*Exercise details*:
Where a line in the listing below contains the word "this", copy that line.

*Supplied information*:
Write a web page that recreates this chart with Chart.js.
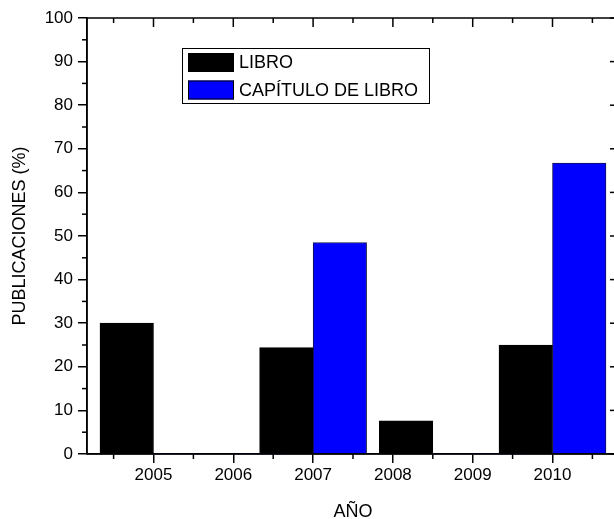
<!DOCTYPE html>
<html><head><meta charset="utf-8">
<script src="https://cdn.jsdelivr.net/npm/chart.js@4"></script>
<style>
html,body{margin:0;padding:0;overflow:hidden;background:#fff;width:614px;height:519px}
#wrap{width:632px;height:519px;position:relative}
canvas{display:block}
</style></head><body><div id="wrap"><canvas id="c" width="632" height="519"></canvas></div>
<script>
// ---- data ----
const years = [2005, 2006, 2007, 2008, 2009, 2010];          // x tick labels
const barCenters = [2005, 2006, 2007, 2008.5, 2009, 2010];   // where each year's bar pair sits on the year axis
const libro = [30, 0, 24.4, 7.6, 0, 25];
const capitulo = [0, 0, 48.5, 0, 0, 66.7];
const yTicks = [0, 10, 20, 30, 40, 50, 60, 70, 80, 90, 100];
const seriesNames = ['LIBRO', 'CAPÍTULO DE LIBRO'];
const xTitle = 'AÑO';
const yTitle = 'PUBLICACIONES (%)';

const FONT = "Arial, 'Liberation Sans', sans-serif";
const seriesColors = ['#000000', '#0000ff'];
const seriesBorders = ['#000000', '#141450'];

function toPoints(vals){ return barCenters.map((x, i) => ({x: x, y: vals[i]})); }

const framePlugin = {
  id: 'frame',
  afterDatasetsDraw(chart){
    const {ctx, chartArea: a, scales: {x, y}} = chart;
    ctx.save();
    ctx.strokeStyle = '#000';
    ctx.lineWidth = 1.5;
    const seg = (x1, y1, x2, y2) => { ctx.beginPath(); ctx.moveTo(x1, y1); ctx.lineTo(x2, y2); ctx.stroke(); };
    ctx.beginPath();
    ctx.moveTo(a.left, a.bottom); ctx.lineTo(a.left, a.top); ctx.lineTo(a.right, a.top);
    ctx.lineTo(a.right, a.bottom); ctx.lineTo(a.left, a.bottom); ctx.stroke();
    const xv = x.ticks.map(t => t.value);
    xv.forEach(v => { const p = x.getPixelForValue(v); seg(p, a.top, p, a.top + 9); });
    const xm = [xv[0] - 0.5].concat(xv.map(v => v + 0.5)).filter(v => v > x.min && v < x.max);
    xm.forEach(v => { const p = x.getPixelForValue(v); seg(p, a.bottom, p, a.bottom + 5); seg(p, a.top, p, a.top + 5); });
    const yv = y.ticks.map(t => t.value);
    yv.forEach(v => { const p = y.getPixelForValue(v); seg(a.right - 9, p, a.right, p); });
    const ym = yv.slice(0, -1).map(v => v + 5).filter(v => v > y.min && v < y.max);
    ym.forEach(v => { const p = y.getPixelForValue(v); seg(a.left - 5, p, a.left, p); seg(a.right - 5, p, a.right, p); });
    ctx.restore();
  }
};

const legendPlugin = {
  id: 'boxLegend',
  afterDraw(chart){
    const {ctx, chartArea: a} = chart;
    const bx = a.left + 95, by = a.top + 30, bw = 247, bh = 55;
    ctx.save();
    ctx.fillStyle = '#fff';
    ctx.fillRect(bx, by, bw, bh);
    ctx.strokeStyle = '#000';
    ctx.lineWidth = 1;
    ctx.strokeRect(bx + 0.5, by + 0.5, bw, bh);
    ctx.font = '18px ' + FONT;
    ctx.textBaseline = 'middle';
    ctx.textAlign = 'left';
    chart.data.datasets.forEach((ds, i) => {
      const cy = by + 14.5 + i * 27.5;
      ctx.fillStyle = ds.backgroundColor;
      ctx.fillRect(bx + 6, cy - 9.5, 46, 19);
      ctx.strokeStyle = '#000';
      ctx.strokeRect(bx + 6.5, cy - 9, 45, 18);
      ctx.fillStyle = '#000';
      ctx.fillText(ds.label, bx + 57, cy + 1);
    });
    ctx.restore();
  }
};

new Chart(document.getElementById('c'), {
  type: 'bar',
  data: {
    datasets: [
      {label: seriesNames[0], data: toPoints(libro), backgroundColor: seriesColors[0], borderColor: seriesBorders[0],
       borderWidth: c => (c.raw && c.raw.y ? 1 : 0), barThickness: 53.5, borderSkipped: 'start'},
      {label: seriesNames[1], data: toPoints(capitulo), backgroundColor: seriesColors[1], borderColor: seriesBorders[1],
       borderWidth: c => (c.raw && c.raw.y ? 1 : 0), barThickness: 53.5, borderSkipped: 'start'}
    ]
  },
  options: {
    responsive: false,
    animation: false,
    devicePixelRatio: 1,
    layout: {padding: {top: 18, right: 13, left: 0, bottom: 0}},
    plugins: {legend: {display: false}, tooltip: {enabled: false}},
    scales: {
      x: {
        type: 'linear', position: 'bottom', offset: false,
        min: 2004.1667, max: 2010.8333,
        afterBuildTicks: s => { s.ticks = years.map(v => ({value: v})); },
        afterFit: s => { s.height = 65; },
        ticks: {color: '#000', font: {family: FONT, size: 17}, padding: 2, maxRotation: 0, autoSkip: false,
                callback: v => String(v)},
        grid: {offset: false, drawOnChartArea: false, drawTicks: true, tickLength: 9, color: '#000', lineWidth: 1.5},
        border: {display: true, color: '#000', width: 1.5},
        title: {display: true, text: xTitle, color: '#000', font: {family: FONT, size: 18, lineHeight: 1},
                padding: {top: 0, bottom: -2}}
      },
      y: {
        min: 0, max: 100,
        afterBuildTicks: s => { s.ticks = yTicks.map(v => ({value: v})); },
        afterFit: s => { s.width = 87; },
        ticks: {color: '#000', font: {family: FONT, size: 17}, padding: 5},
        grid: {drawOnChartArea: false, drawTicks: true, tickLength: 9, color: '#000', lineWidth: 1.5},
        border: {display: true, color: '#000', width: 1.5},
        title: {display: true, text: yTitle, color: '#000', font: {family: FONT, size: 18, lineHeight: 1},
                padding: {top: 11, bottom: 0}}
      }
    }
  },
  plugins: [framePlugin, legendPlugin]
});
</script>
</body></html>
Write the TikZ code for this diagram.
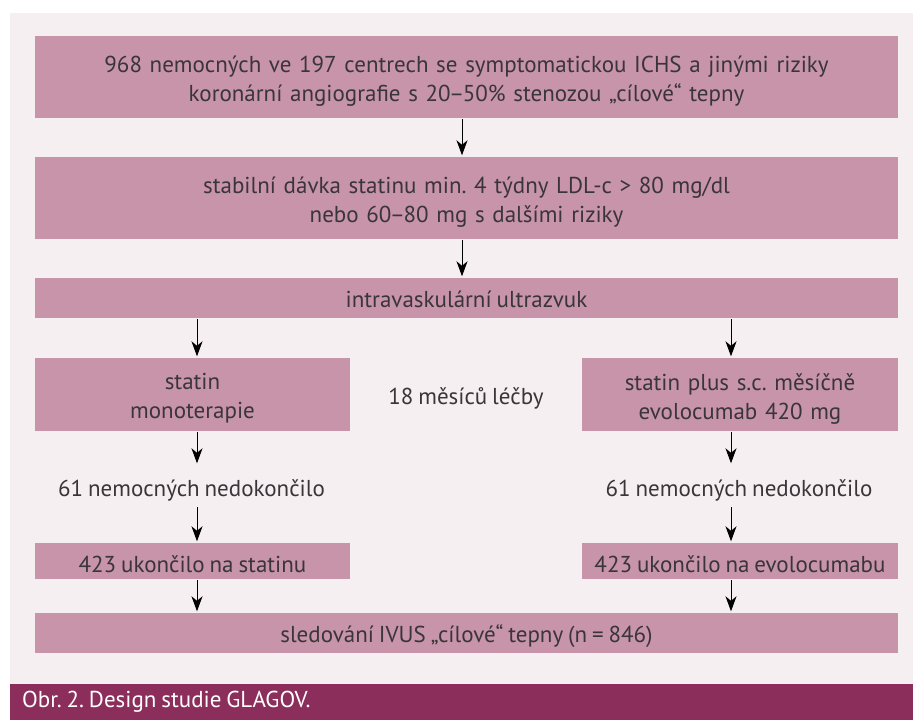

*Output below*:
Write a web page that recreates this chart with Chart.js.
Write the TikZ code for this diagram.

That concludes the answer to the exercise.